→ **Data records**:
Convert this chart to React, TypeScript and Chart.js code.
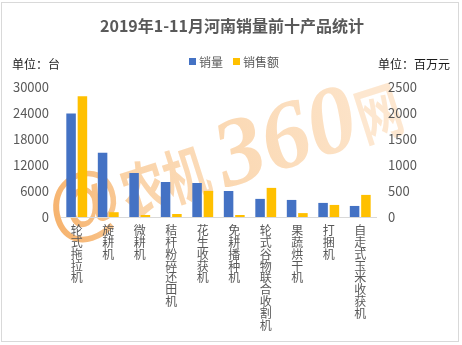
==
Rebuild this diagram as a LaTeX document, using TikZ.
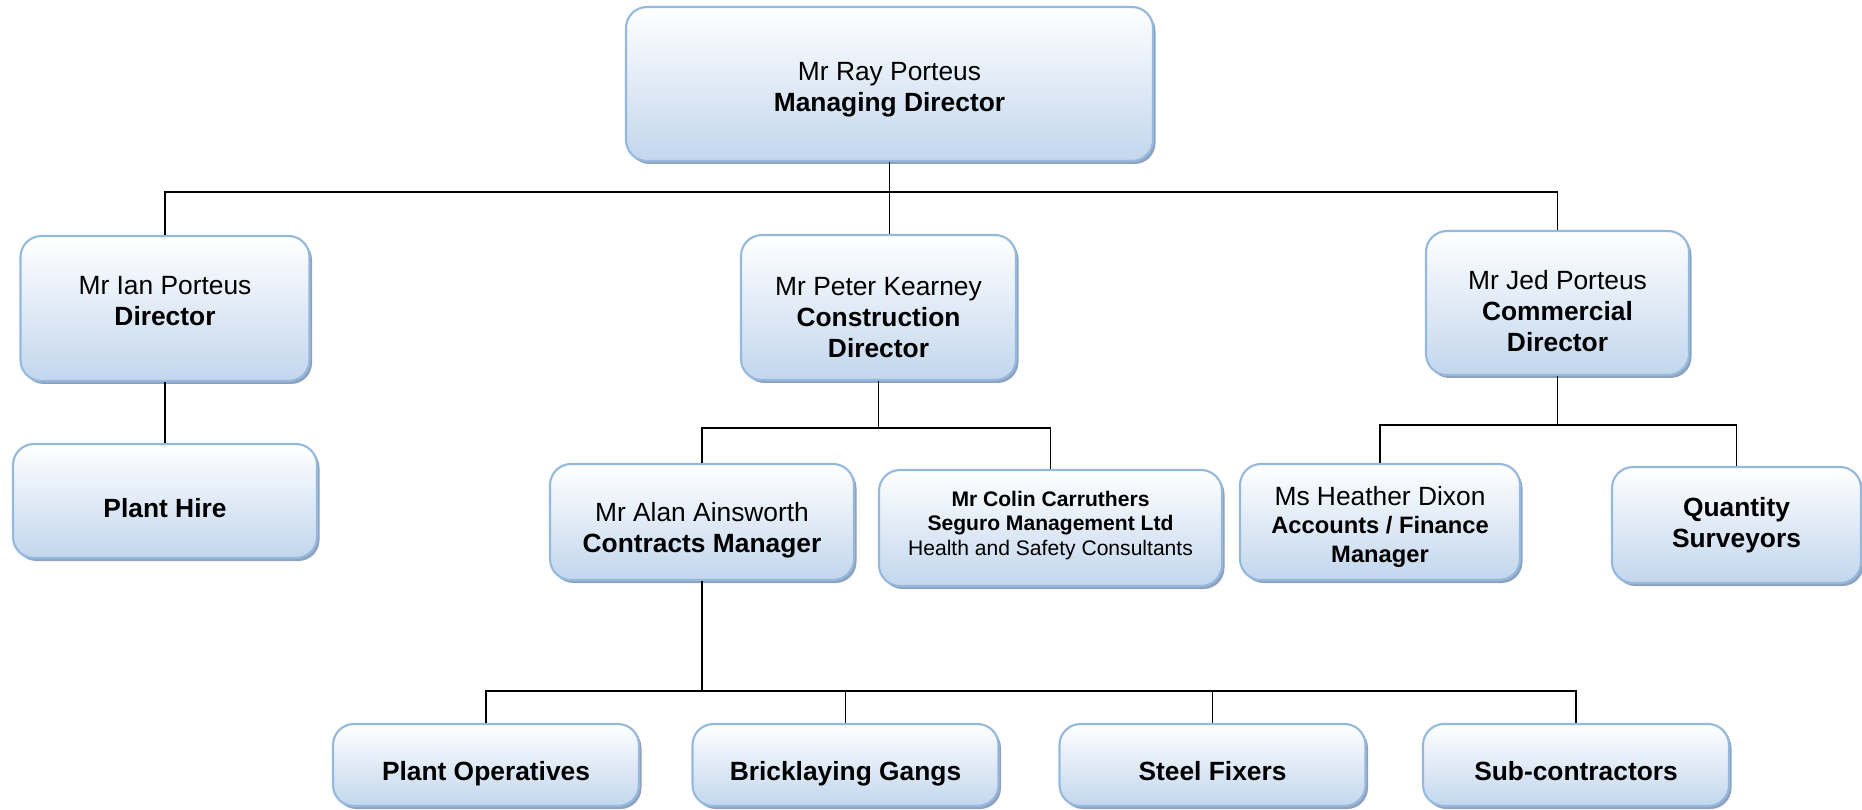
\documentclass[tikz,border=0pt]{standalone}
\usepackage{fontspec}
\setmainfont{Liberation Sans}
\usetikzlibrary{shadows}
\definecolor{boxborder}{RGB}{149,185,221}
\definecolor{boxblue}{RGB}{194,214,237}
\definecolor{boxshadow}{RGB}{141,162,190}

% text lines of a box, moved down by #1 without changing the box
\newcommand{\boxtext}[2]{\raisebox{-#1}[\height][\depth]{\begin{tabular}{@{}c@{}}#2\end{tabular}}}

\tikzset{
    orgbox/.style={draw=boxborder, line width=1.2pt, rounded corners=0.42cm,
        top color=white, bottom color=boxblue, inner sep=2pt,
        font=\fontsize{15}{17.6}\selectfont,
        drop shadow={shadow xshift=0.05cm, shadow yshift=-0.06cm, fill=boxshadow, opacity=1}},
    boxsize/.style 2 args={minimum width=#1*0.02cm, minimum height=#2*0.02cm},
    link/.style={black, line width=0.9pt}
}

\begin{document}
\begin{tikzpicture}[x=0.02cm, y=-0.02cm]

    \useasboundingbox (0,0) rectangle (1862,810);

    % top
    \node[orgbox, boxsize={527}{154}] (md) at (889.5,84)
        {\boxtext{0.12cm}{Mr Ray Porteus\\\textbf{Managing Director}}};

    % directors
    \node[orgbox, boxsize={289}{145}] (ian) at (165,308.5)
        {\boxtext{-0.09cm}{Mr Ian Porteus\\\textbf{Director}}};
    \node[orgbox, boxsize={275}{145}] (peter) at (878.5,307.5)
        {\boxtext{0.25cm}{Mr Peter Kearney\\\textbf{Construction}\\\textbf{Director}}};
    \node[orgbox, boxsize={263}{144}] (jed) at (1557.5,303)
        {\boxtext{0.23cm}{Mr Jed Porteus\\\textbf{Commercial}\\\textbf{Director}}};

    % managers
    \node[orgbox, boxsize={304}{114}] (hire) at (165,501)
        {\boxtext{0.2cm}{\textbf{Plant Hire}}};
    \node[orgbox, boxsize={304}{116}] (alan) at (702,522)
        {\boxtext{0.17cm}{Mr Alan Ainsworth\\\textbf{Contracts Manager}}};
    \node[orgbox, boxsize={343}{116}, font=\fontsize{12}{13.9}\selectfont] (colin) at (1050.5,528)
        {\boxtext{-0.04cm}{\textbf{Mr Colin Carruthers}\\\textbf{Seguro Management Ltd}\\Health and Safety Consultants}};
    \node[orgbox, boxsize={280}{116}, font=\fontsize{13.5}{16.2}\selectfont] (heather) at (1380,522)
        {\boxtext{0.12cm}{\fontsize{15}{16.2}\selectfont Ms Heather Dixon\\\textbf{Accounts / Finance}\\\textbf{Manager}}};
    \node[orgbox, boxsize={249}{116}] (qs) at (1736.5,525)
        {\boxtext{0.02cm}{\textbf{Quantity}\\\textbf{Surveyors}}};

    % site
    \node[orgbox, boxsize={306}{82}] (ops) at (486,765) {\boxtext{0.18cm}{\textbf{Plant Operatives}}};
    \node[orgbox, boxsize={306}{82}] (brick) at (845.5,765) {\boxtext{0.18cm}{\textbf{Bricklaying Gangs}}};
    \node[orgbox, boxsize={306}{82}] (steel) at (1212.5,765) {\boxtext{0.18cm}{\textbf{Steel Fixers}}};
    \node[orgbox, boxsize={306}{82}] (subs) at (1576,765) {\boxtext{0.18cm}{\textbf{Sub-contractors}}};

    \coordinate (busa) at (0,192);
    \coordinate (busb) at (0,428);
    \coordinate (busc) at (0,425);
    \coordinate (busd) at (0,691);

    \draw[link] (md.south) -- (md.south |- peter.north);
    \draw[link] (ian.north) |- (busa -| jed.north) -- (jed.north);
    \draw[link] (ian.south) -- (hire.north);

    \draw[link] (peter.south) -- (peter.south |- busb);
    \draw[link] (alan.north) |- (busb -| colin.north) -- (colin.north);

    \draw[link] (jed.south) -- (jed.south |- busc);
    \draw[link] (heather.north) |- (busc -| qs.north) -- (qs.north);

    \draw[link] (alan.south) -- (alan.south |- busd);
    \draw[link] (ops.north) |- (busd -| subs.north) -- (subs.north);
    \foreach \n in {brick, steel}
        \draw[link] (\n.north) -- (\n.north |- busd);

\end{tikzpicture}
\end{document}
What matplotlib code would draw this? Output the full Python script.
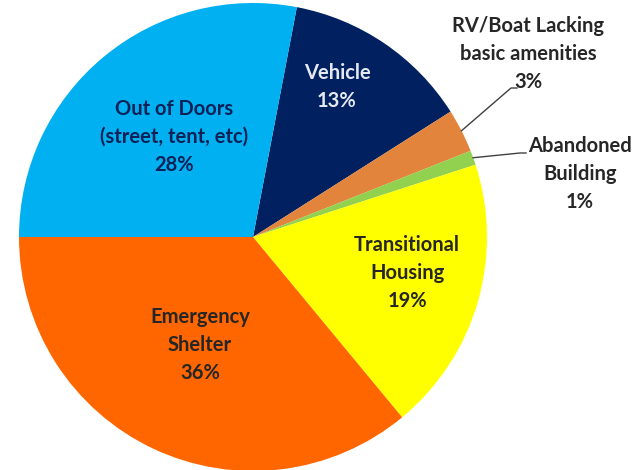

→ **Exercise directions**: Copy out each line in the listing that has the word "this".

→ **Expected output**:
Convert this chart to React, TypeScript and Chart.js code.
Rebuild this diagram as a LaTeX document, using TikZ.
What matplotlib code would draw this? Output the full Python script.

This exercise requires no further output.